Johnson won the 1964 race by 61 percent of the popular vote, making it the largest Democratic landslide since 1820.
The president's remarks came at the first of three fundraisers in the swing state today. Speaking at a luncheon at the home of Hansel Tookes, former president of Raytheon International, Obama pitched his vision for an America where everyone pays their "fair share."
"My vision … the Democratic vision, is one that says that free market is the key to economic growth; that we don't need to build government just for the sake of expanding its reach; but there are certain things we have to do - whether it's investments in education or basic science and research or caring for the most vulnerable among us and creating an effective safety net - that we have to do, because we can't do it on our own," he said.

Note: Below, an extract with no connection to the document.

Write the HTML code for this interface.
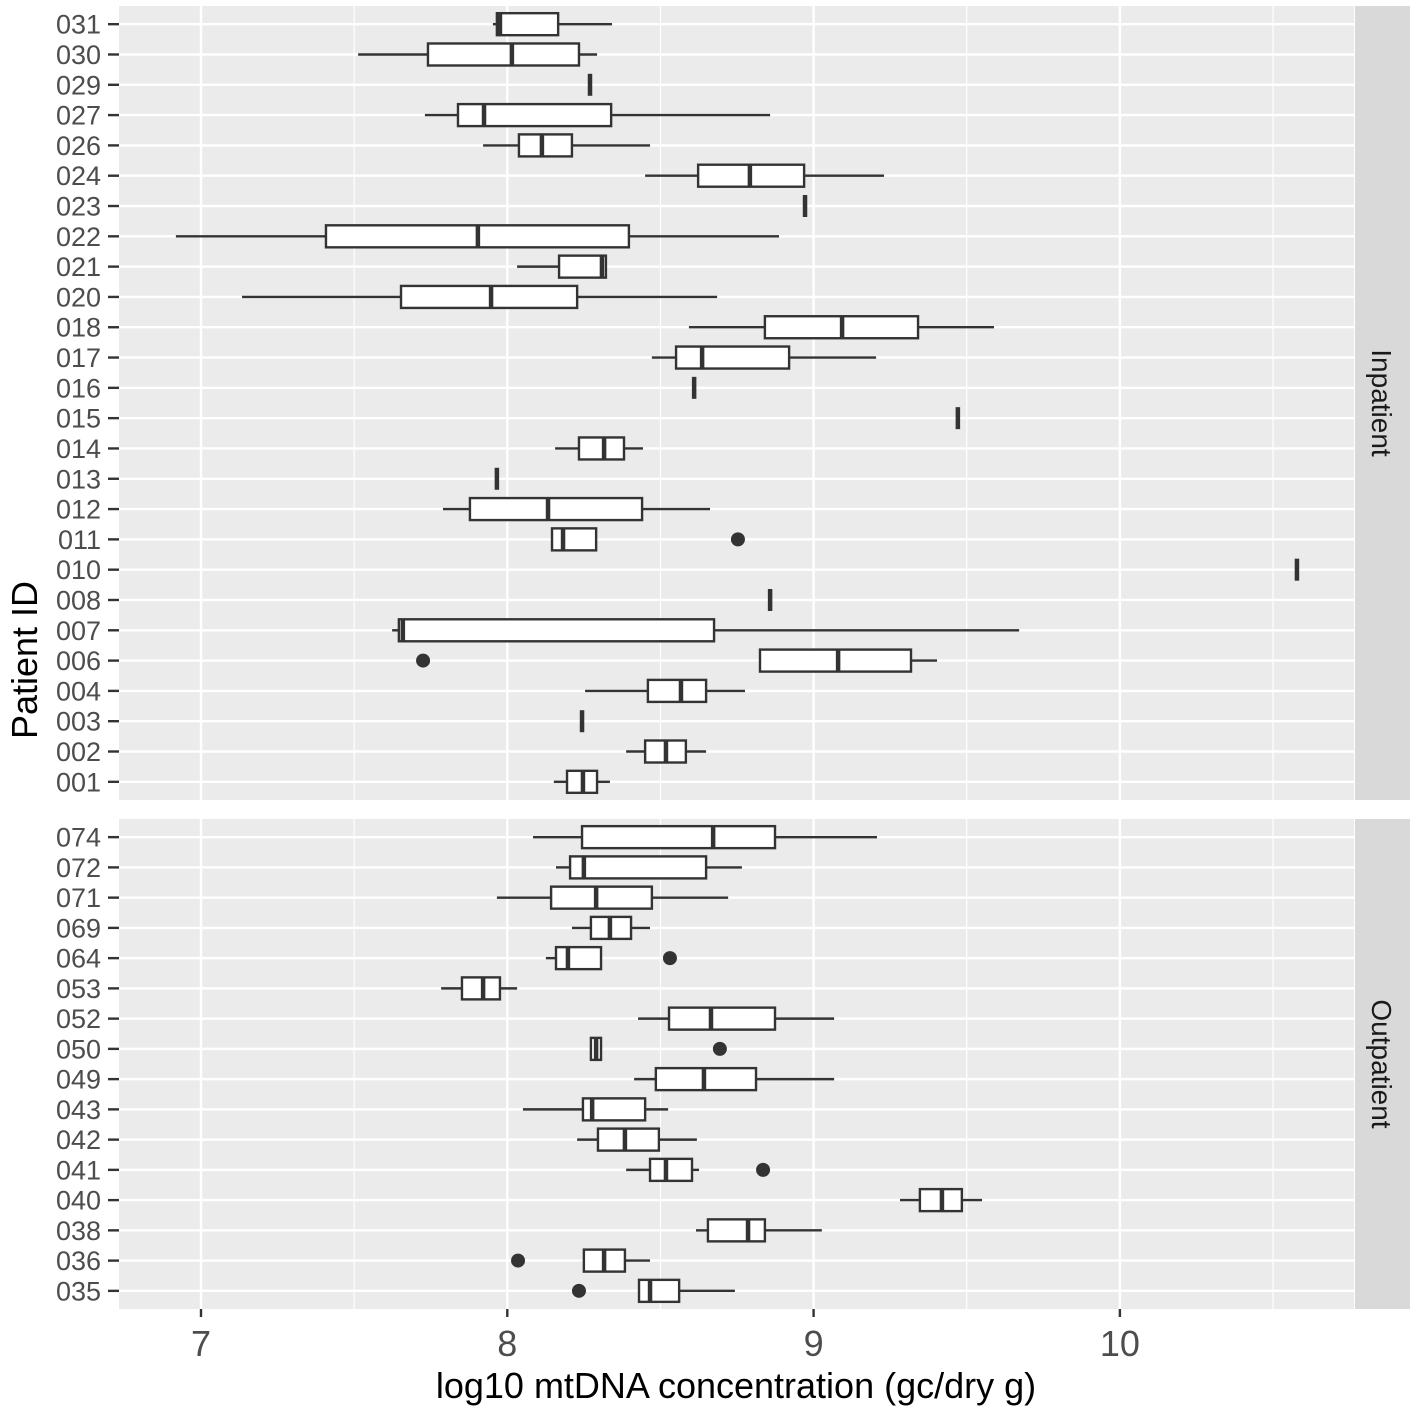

While Obama did not call out GOP front-runner Mitt Romney by name, he argued that Republicans would gut social programs while offering tax breaks to the wealthiest Americans.
"The Republicans in this race, they've got a fundamentally different idea. Their basic deal is that if they dismantle government investments in infrastructure or clean energy research or education, if they give it all away in tax cuts to folks like me and some of you who don't need them and weren't even asking for them, that that somehow makes America stronger. And I fundamentally disagree," he said.